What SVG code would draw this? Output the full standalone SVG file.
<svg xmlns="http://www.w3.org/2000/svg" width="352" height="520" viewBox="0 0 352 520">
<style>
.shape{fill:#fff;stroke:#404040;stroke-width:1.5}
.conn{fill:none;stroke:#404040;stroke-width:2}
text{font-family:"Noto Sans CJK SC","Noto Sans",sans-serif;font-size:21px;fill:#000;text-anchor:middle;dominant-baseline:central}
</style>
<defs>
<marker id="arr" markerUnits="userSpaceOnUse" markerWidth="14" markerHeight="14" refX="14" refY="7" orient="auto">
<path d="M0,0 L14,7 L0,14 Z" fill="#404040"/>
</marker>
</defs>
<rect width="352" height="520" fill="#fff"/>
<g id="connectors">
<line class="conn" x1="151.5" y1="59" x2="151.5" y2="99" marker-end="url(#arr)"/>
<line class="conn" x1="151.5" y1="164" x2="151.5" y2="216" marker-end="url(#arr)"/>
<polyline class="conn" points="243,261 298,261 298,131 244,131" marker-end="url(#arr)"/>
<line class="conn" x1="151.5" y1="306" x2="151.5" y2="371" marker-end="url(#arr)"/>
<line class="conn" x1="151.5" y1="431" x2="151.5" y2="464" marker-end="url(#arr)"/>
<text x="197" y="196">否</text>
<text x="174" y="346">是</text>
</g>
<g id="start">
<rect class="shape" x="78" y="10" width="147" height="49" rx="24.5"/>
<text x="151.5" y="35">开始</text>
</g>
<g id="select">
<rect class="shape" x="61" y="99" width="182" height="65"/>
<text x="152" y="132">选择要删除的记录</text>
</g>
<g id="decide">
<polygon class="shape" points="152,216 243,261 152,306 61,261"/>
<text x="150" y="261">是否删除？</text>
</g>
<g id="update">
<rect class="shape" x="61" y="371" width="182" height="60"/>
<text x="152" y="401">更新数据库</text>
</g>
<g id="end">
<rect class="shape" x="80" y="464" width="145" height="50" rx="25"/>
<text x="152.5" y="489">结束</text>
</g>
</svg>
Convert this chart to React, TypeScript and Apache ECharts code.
---
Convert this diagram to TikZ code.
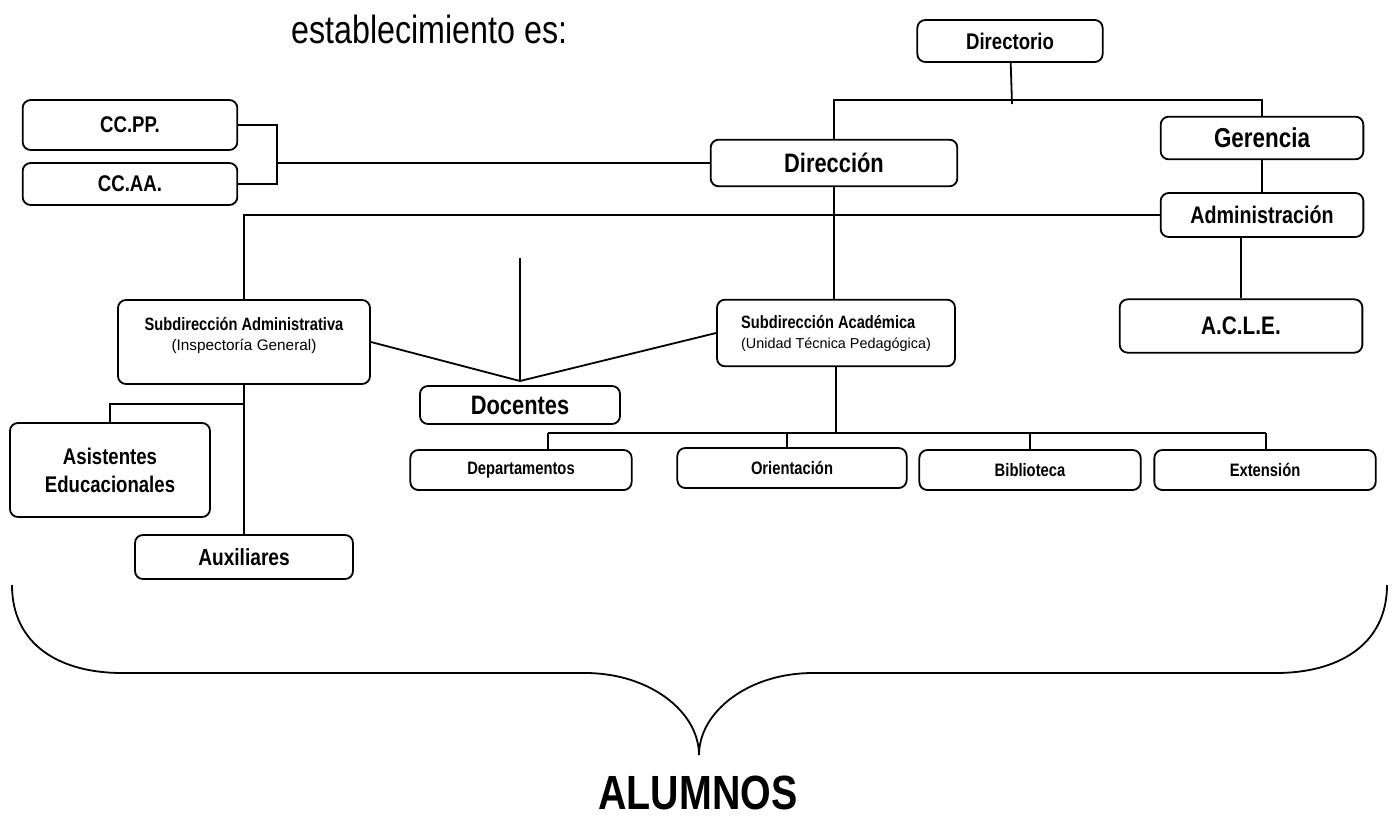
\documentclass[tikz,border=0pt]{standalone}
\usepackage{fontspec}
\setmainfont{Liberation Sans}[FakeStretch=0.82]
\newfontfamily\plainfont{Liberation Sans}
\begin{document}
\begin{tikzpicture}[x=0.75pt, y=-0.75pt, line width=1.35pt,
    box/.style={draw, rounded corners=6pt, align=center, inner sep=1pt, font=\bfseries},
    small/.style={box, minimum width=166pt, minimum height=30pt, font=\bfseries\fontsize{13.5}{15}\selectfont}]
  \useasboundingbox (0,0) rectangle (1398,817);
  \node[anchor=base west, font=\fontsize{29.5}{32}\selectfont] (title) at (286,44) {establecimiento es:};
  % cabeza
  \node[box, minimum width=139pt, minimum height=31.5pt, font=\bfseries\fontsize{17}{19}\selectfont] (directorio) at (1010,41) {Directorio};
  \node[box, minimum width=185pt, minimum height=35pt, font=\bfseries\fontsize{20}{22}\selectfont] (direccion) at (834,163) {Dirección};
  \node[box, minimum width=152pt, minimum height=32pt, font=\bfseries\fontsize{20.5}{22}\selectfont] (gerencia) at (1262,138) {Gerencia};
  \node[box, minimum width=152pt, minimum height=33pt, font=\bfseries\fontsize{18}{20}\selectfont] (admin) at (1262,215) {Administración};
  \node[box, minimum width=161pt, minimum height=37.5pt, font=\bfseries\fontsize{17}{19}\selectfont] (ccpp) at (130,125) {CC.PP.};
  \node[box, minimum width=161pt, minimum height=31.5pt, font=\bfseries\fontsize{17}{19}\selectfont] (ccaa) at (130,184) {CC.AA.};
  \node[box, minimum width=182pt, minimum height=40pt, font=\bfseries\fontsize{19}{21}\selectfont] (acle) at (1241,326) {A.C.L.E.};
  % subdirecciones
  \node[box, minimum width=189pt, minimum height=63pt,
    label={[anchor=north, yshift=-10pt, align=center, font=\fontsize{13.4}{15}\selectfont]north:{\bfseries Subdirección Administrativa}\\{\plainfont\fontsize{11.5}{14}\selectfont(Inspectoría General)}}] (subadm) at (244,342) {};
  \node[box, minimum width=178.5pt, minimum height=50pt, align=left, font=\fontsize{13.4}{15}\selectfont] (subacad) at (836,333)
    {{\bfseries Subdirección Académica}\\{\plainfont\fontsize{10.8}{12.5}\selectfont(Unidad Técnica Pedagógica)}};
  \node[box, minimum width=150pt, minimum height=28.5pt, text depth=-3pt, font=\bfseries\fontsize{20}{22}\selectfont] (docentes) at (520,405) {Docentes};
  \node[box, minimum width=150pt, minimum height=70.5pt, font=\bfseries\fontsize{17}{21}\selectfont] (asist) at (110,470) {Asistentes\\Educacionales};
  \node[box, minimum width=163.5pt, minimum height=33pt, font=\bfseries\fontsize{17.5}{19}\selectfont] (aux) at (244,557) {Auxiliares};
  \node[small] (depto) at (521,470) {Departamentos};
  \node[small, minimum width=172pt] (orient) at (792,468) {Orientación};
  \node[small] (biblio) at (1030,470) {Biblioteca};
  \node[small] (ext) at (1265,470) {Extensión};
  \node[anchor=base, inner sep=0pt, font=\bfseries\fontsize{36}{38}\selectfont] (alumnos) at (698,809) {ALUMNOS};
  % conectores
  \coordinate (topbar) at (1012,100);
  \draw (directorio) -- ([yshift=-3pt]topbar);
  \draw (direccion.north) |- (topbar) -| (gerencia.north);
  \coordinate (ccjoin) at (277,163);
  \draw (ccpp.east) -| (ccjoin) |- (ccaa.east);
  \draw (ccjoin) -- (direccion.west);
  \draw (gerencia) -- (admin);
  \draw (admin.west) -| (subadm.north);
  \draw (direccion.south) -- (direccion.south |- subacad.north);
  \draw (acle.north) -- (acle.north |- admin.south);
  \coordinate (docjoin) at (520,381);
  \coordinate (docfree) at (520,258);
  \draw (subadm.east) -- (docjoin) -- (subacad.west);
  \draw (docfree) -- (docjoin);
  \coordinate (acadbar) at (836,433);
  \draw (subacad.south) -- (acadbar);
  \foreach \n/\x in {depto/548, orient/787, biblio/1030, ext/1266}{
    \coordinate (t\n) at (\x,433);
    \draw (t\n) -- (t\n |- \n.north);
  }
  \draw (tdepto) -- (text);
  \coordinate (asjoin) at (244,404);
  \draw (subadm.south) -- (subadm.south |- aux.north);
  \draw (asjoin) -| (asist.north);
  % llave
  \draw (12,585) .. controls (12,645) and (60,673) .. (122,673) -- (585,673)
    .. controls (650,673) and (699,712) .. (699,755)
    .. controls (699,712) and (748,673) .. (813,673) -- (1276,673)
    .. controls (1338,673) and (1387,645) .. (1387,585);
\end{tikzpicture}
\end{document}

▶ THE TASK: Copy every line of the data that holds the string "this".

▶ TASK RESULT:
What SVG code would draw this? Output the full standalone SVG file.
Convert this chart to React, TypeScript and Apache ECharts code.
Convert this diagram to TikZ code.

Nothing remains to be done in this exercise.